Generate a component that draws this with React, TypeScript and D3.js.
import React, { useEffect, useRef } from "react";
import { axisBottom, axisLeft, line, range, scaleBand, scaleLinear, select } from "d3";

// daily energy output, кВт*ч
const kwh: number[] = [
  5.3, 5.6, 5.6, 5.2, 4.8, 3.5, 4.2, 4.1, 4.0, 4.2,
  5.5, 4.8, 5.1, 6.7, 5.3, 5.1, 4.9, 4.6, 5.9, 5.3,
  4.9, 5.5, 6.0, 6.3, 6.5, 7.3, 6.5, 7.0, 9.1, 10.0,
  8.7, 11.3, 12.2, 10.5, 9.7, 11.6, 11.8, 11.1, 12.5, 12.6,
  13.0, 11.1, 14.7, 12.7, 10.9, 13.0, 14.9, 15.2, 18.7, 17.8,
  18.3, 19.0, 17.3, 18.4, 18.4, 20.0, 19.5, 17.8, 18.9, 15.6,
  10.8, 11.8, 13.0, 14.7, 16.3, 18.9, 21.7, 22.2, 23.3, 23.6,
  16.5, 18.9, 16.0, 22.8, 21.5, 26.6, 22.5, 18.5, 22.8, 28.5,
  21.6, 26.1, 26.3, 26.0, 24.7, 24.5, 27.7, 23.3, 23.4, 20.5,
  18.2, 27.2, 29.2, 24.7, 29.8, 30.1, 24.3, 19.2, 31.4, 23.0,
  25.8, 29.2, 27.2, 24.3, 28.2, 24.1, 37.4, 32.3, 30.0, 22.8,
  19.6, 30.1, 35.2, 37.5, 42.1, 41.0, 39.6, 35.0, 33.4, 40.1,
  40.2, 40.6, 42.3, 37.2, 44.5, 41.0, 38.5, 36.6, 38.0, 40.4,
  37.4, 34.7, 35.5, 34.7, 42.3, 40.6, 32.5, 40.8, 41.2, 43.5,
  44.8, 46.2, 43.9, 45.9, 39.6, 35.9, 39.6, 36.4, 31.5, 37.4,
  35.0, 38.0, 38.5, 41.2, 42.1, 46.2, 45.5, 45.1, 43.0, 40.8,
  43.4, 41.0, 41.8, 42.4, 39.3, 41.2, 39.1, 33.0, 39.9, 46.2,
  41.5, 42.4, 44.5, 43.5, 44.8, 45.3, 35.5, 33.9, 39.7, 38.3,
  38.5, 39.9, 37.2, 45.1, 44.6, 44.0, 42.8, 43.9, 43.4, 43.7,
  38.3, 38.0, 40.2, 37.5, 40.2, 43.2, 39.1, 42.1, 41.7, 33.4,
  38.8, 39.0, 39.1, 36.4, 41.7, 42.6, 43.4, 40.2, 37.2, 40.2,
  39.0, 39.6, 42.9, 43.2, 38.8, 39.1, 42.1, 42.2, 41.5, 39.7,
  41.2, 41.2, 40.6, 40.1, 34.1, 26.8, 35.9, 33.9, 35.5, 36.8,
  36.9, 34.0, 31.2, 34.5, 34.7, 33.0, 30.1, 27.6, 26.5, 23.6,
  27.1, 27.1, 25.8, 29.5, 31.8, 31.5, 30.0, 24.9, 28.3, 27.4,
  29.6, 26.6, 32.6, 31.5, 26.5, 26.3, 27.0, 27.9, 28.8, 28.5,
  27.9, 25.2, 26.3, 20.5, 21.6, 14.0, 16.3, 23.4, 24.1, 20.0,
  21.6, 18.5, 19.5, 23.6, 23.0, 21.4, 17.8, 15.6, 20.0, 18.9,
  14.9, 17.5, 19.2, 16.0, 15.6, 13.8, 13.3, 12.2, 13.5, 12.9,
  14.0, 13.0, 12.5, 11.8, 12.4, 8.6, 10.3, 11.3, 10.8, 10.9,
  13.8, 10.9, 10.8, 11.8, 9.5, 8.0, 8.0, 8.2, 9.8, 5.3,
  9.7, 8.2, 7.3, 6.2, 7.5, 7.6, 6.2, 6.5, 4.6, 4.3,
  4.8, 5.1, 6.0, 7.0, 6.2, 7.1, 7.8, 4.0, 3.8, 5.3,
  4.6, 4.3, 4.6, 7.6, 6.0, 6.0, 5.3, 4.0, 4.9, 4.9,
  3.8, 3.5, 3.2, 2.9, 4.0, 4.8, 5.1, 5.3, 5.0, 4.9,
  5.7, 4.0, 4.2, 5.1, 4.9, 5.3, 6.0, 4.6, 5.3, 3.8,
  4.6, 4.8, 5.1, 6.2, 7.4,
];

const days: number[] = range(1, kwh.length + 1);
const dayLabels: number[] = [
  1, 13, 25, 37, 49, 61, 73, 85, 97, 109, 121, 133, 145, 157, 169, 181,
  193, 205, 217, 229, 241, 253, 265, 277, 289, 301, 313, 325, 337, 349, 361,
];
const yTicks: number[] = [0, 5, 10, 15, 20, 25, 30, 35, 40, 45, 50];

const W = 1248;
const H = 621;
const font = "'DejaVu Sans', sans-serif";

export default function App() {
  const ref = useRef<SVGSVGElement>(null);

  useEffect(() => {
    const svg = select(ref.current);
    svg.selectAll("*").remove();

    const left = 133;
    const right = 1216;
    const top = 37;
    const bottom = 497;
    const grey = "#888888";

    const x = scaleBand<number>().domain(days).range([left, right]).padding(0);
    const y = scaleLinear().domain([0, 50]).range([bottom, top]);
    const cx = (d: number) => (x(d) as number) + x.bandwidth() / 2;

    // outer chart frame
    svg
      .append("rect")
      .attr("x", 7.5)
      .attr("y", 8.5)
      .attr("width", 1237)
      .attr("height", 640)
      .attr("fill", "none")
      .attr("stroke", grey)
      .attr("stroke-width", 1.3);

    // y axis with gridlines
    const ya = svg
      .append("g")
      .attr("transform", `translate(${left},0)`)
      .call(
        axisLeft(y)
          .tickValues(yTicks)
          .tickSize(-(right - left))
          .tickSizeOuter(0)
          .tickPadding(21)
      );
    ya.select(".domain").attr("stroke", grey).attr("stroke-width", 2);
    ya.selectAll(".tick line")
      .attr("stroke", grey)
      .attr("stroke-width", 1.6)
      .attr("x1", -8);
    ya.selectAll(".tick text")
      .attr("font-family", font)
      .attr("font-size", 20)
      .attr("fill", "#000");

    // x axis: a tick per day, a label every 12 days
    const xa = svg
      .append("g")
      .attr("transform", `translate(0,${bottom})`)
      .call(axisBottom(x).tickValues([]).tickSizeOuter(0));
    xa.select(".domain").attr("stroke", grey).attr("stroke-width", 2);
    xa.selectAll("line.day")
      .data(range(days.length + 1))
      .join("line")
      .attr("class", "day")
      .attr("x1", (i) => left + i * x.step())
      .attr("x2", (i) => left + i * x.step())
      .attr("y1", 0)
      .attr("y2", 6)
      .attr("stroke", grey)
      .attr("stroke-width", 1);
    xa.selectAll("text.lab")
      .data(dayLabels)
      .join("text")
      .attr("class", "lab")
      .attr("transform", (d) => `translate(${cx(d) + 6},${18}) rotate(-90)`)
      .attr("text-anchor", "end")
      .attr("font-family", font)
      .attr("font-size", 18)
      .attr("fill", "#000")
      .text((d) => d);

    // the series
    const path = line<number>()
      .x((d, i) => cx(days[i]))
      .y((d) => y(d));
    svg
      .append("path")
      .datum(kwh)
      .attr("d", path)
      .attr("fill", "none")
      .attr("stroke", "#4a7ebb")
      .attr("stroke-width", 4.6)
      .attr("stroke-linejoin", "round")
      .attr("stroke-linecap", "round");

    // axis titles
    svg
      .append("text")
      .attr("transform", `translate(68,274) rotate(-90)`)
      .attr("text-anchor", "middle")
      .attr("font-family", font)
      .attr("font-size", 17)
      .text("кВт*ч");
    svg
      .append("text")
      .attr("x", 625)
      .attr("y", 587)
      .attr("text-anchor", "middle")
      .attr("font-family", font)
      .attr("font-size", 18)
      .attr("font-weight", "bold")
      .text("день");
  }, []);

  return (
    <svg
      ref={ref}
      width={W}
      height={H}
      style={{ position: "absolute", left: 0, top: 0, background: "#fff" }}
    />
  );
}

...

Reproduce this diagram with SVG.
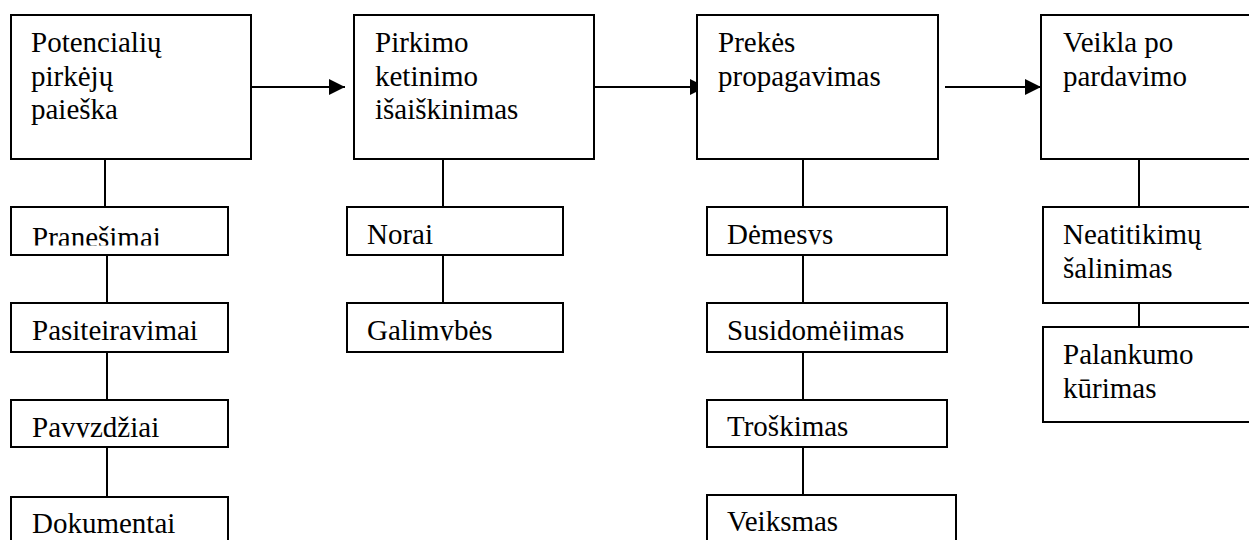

Task directions: Nothing but the lines from the one with "Generate a component" to the one with "scaleBand, scaleLinear, select" should be echoed, both of them included, exactly as written.

Final result:
Generate a component that draws this with React, TypeScript and D3.js.
import React, { useEffect, useRef } from "react";
import { axisBottom, axisLeft, line, range, scaleBand, scaleLinear, select } from "d3";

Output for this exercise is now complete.